### [TASK TO COMPLETE]
Pictures stay out of the copy. Please reproduce only the lines between the one holding "Write the matplotlib code for this chart." and the one holding "plt.rcParams['font.family'] = ['Liberation", inclusive.

### [DATASET CONTENT]
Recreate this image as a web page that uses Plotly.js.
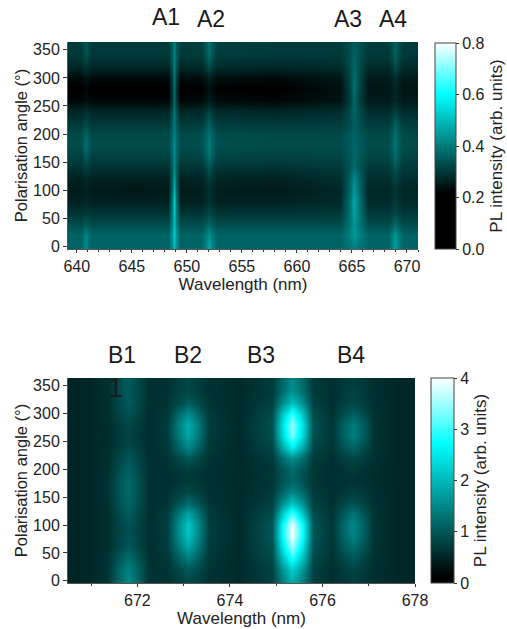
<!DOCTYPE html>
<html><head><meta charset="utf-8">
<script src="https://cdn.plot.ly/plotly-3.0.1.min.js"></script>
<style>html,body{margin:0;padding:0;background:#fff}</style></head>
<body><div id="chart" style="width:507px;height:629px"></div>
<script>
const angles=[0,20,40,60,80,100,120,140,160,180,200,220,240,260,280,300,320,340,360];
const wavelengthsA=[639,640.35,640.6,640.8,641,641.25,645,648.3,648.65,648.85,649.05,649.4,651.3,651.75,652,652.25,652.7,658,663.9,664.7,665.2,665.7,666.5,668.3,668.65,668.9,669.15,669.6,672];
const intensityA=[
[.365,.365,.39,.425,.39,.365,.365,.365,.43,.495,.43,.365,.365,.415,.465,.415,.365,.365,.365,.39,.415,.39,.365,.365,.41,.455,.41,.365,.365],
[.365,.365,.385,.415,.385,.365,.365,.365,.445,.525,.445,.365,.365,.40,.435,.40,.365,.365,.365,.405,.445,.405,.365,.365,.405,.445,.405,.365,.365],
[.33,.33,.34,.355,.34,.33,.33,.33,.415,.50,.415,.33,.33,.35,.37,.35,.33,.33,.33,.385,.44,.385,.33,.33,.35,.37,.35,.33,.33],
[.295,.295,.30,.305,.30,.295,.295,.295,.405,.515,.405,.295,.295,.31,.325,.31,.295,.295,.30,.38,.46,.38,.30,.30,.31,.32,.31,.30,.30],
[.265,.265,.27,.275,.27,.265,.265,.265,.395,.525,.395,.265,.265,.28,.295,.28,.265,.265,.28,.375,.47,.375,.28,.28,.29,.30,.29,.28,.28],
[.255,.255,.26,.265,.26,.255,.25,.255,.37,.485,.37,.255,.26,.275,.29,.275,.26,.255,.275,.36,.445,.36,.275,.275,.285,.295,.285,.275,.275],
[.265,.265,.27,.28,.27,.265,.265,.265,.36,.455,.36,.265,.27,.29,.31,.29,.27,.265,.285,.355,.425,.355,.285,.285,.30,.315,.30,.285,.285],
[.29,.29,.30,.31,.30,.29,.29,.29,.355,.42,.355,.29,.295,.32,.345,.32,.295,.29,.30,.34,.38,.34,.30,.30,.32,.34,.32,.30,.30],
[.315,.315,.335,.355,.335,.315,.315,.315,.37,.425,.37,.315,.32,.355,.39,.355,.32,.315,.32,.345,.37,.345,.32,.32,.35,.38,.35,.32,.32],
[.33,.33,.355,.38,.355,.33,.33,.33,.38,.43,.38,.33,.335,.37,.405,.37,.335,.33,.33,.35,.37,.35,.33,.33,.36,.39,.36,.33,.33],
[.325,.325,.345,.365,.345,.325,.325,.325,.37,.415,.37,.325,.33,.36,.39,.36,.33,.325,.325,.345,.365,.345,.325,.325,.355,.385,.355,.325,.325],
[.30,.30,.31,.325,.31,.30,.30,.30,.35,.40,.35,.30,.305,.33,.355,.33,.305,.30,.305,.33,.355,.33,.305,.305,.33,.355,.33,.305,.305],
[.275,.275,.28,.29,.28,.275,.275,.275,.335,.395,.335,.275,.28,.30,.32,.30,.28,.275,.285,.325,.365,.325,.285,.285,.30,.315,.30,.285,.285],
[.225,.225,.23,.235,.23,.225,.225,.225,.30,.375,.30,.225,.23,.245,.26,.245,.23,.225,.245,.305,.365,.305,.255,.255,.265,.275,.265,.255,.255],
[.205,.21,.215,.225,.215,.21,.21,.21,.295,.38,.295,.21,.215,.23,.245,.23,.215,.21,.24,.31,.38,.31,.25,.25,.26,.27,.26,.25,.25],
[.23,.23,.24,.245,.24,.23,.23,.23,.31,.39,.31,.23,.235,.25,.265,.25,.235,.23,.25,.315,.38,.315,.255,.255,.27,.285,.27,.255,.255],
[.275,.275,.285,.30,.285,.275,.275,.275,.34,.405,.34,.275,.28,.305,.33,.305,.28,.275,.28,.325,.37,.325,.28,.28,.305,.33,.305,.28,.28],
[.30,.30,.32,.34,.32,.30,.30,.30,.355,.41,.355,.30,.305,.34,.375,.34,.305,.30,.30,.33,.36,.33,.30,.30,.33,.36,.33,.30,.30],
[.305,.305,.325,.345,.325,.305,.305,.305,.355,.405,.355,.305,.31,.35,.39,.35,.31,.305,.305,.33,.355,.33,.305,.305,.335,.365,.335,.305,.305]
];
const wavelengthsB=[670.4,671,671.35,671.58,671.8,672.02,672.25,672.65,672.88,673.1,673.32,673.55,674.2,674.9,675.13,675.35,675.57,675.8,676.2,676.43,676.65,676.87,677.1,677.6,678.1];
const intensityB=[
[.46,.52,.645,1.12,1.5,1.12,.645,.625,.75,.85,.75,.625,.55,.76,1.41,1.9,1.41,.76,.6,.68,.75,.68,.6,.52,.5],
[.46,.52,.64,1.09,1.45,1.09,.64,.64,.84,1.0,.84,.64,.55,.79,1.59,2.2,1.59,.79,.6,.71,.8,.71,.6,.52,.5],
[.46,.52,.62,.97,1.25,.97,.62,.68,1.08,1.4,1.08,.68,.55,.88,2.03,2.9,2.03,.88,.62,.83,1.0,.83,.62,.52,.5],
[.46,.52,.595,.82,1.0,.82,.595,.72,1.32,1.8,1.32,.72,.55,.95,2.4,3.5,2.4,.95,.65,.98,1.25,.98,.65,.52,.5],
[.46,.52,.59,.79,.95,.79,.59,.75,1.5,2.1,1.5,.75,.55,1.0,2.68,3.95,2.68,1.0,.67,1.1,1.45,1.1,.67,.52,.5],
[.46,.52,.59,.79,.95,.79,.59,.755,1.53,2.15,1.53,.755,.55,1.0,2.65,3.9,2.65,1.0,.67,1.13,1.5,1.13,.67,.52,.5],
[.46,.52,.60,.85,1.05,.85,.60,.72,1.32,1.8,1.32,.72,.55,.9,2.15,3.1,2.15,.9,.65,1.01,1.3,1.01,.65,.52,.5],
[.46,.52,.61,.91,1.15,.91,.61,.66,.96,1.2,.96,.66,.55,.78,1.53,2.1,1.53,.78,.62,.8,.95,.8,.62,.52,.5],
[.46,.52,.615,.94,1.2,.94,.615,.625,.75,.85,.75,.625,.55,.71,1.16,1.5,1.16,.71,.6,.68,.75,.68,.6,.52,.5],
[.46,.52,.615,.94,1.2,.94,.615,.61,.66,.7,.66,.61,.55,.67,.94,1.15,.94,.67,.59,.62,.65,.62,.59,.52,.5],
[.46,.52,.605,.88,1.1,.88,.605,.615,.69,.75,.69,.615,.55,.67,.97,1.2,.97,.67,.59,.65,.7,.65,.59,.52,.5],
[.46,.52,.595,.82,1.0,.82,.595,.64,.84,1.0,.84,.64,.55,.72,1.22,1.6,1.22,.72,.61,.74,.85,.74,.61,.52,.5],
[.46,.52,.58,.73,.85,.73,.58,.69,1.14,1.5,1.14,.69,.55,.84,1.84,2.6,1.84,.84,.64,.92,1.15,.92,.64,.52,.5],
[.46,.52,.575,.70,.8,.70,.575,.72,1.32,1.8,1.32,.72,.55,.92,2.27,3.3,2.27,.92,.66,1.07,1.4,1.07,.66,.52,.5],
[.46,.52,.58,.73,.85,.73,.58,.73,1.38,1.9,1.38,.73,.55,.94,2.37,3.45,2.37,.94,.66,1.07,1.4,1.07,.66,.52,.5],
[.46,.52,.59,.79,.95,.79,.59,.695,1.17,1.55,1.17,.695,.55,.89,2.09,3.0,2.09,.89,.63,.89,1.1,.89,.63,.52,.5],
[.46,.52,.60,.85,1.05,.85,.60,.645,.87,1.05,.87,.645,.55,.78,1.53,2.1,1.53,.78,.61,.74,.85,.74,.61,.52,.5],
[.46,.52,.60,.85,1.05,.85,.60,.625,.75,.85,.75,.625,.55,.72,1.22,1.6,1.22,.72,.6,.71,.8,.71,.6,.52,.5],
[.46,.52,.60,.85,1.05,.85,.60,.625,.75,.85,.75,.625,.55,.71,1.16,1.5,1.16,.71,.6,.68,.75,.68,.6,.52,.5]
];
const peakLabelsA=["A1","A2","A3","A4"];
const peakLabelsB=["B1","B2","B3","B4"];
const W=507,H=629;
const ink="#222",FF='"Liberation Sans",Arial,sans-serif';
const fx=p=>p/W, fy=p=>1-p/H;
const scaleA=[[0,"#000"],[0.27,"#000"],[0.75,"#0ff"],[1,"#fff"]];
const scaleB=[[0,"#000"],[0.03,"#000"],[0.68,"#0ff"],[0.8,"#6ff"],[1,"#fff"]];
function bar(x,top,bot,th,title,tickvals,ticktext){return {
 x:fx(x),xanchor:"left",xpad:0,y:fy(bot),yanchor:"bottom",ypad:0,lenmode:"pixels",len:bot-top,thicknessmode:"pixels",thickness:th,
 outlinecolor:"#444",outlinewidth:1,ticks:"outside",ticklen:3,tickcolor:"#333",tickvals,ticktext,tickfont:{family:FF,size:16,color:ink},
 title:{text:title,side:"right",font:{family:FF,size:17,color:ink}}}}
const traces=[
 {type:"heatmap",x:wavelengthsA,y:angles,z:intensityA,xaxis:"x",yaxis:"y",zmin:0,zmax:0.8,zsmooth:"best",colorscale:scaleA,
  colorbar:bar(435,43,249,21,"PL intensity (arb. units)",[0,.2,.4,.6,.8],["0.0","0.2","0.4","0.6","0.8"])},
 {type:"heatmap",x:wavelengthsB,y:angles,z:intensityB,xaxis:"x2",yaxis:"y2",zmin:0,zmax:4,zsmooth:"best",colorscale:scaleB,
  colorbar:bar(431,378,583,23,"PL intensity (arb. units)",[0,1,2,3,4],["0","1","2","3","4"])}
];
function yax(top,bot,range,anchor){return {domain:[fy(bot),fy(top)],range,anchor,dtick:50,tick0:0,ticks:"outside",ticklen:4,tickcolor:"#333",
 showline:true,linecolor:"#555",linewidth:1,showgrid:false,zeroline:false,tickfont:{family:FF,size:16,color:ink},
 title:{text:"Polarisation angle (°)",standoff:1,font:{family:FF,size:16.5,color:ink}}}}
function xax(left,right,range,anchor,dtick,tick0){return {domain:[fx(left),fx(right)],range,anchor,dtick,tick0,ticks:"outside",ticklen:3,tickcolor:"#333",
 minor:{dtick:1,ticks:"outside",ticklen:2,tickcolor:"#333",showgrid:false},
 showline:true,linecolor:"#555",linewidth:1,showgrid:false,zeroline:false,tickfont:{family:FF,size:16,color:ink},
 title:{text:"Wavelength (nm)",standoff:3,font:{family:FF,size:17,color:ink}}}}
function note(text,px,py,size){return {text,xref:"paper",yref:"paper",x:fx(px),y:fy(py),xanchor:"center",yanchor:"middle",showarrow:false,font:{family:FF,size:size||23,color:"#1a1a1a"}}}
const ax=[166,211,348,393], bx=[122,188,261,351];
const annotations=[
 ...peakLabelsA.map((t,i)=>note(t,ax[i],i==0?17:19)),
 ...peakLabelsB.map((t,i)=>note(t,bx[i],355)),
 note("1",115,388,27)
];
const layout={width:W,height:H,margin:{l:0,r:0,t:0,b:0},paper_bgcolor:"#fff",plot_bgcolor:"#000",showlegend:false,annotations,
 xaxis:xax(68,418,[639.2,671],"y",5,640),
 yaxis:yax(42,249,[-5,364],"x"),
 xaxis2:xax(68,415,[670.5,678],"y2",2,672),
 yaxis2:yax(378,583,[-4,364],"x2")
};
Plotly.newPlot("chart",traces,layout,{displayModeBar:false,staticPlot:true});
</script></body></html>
--
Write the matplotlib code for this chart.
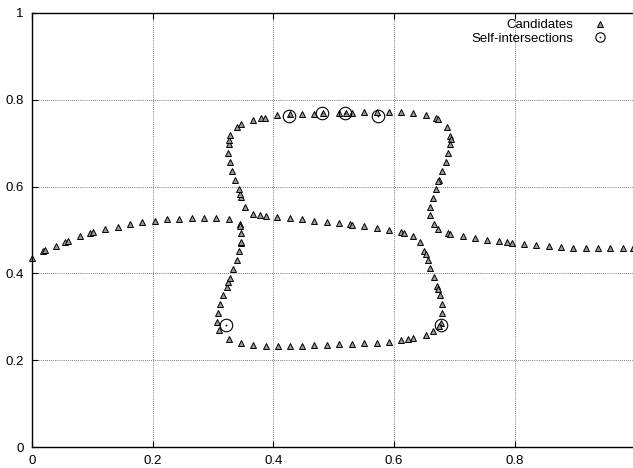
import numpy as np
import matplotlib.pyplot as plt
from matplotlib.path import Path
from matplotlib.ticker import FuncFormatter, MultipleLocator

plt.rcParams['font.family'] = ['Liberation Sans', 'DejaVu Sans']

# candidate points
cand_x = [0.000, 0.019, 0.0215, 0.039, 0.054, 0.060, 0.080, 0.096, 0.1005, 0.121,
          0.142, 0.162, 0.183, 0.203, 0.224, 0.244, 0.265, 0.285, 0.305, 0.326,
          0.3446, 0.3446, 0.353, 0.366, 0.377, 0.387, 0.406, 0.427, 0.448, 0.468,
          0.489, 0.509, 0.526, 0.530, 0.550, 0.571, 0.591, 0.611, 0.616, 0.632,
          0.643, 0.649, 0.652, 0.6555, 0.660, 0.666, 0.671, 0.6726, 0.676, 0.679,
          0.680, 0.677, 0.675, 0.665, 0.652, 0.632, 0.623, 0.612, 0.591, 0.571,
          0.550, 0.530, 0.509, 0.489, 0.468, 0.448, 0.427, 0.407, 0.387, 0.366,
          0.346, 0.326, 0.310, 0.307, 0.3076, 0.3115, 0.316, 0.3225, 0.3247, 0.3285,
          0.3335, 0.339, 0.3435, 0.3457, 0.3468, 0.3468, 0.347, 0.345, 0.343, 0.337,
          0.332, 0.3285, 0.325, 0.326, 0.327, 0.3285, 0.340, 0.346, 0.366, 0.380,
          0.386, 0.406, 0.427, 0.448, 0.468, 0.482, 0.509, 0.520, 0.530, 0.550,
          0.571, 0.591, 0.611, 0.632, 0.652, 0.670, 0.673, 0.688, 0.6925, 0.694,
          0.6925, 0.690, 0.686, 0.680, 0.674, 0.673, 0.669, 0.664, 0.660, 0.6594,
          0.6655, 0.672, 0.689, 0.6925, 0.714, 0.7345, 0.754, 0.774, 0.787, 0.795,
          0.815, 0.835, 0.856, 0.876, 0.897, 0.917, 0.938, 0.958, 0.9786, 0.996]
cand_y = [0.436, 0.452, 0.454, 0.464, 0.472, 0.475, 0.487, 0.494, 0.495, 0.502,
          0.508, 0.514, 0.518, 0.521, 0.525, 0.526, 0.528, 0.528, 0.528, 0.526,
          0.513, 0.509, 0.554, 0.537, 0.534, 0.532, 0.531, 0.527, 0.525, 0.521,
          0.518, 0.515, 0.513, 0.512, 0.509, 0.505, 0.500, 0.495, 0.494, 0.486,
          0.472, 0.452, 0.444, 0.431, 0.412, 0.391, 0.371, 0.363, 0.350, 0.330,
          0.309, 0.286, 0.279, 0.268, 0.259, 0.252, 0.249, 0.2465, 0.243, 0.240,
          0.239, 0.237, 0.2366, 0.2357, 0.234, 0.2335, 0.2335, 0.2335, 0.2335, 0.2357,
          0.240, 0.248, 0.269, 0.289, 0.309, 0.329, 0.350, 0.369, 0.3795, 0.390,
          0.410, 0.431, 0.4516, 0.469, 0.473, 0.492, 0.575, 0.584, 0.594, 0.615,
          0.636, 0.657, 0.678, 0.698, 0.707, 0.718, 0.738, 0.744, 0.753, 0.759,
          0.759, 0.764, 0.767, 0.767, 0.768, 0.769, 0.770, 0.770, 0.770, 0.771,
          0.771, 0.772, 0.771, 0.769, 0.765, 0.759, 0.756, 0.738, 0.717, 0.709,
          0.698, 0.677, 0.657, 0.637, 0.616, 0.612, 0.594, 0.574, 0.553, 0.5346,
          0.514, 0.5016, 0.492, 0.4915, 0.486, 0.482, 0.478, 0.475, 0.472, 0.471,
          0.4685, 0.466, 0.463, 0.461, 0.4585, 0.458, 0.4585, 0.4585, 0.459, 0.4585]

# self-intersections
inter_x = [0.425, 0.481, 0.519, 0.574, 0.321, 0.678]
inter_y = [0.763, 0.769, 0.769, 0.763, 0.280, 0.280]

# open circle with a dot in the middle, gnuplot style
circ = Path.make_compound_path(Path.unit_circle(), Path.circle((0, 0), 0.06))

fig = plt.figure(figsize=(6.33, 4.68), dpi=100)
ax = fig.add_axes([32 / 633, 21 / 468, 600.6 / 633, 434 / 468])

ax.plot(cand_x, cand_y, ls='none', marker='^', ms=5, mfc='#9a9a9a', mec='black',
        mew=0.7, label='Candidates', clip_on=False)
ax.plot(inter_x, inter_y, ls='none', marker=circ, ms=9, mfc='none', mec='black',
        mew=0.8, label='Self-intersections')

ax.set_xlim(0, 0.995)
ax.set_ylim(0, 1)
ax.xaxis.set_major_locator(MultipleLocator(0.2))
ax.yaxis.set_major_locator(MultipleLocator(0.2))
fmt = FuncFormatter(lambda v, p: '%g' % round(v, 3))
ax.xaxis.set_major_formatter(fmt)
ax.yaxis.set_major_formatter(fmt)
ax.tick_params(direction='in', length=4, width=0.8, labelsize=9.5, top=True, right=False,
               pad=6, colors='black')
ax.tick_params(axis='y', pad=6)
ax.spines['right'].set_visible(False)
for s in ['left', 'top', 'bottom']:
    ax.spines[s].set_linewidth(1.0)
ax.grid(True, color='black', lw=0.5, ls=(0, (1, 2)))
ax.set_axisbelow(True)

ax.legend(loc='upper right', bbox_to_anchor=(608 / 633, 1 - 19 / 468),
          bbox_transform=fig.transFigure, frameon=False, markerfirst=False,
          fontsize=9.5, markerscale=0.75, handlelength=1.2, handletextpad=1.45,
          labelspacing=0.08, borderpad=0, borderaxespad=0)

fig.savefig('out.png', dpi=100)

### [TASK RESULT]
Write the matplotlib code for this chart.
import numpy as np
import matplotlib.pyplot as plt
from matplotlib.path import Path
from matplotlib.ticker import FuncFormatter, MultipleLocator

plt.rcParams['font.family'] = ['Liberation Sans', 'DejaVu Sans']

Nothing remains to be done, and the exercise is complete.